No pursuit followed us during the fifty-mile dash from Membresa to
Carthage. Either the people of the city lacked horsemen, or their spirit had been knocked out of them by the bloody last stand of the Huns.

   This was fortunate, for
Procopius’ horse could not carry two men at the gallop over a long distance. For most of the way we rode at an easy canter. To me our progress was nightmarishly slow, and I cast anxious glances over my shoulder, expecting to see the dark shapes of riders on the horizon.

  
We rode through the night, and the morning sun was already high in the sky by the time we arrived within sight of Carthage. I was drooping with fatigue, and could scarcely keep my eyes open to take in the blessed sight of the city’s ancient walls.

  
Constantine was in an even more pitiful state. Snatched from the jaws of a hideous death, obliged to ride naked over fifty miles of rough ground, he was overcome as we rode through the city gates, and slid quietly from the saddle.

   The guards on the gate recognized
him, and helped us to scrape the fallen man off the cobbles and carefully lift him onto a stretcher fetched from the guardroom. Their captain was full of tender concern for a fellow soldier, and went puce when I told him what had passed at Membresa.

   “Those filthy, dung-ball savages,” he exclaimed, shaking his fist in the vague direction of the city, “if I was Belisarius, I would lead the garrison out in force again and crucify every living thing in Membresa, down to the last babe in arms.

   “Is the general still in
Carthage?” asked Procopius.

   “No. He sailed yesterday for
Sicily. Word reached here of some mutiny in the garrison at Syracuse. He left Hildiger and Theodore in charge until Solomon returns.”

   Hildiger and Theodore were two of
Belisarius’ subordinates. The general must have withdrawn immediately to Carthage after his victory at Membresa, which meant the rebellion in North Africa was not quite extinguished.

  
“It seems Belisarius is doomed to spend his days rushing from one crisis to another, stamping out fires wherever they spring up,” said Procopius as our comrade was carried to the palace, “I had hoped to find him here.”

   I was so tired I could barely stand, but full of questions. He forestalled them by placing a finger to my lips.

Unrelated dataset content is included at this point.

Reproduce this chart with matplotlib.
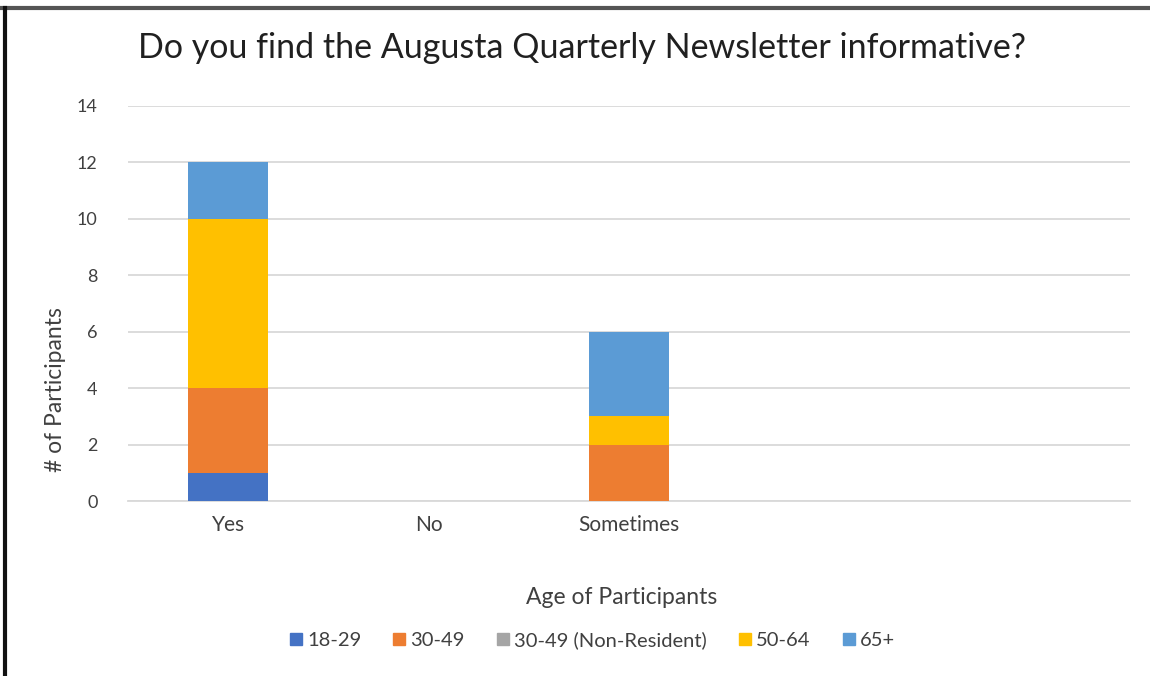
import matplotlib.pyplot as plt
from matplotlib.lines import Line2D

# Encuesta: ¿el boletín trimestral es informativo? (por grupo de edad)
categorias = ["Yes", "No", "Sometimes", "", ""]
grupos = ["18-29", "30-49", "30-49 (Non-Resident)", "50-64", "65+"]
valores = {
    "18-29": [1, 0, 0, 0, 0],
    "30-49": [3, 0, 2, 0, 0],
    "30-49 (Non-Resident)": [0, 0, 0, 0, 0],
    "50-64": [6, 0, 1, 0, 0],
    "65+": [2, 0, 3, 0, 0],
}
colores = ["#4472C4", "#ED7D31", "#A5A5A5", "#FFC000", "#5B9BD5"]

plt.rcParams['font.family'] = ['Lato', 'DejaVu Sans']

fig = plt.figure(figsize=(11.5, 6.76), dpi=100)
ax = fig.add_axes([128/1150, 1-501/676, (1130-128)/1150, (501-106)/676])

x = list(range(len(categorias)))
base = [0]*len(categorias)
for g, c in zip(grupos, colores):
    ax.bar(x, valores[g], bottom=base, width=0.4, color=c, label=g, zorder=3)
    base = [b+v for b, v in zip(base, valores[g])]

ax.set_xlim(-0.5, len(categorias)-0.5)
ax.set_ylim(0, 14)
ax.set_yticks(range(0, 15, 2))
ax.set_xticks(x)
ax.set_xticklabels(categorias)
ax.yaxis.grid(True, color="#d9d9d9", linewidth=1.3, zorder=0)
for s in ax.spines.values():
    s.set_visible(False)
ax.spines['bottom'].set_visible(True)
ax.spines['bottom'].set_color("#d9d9d9")
ax.spines['bottom'].set_linewidth(1.3)
ax.tick_params(axis='x', length=0, labelsize=15, colors="#404040", pad=10)
ax.tick_params(axis='y', length=0, labelsize=13, colors="#404040", pad=22)

fig.text(55/1150, 1-390/676, "# of Participants", rotation=90, ha='center', va='center',
         fontsize=16.5, color="#404040")
fig.text(582/1150, 1-48/676, "Do you find the Augusta Quarterly Newsletter informative?",
         ha='center', va='center', fontsize=24.5, color="#202020")
fig.text(622/1150, 1-598/676, "Age of Participants", ha='center', va='center',
         fontsize=16.5, color="#404040")

handles = [Line2D([], [], marker='s', linestyle='', markersize=8, color=c) for c in colores]
fig.legend(handles, grupos, loc='center', bbox_to_anchor=(588/1150, 1-640/676),
           ncol=5, frameon=False, fontsize=14.5, handletextpad=-0.2, columnspacing=1.15,
           handlelength=1.5, labelcolor="#404040")

# marco parcial (arriba e izquierda)
fig.add_artist(Line2D([0, 1], [1-8/676, 1-8/676], color="#555555", linewidth=3))
fig.add_artist(Line2D([5/1150, 5/1150], [0, 1-8/676], color="#111111", linewidth=3))

fig.savefig("out.png")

   “Peace,” he said with a rare gleam of kindness, “you look ready to collapse, and I prefer not to trouble the captain for another stretcher. Go to the barracks and sleep. I will tell you all on the voyage back to Sicily.”

  
There was no question of returning to Sicily. We were both sworn to serve Belisarius, and Rome, and had no further purpose in Africa. I was only too glad to leave that benighted continent behind me for the second time.

  
After I had slept a full day, washed, eaten and felt something like a man again, I was summoned by Procopius to his private quarters on the upper floors of the palace. Naturally, his quarters were of the best, and had a balcony overlooking the harbour and the Gulf of Tunis. A slave admitted me, and I found Procopius drinking wine in the company of Constantine.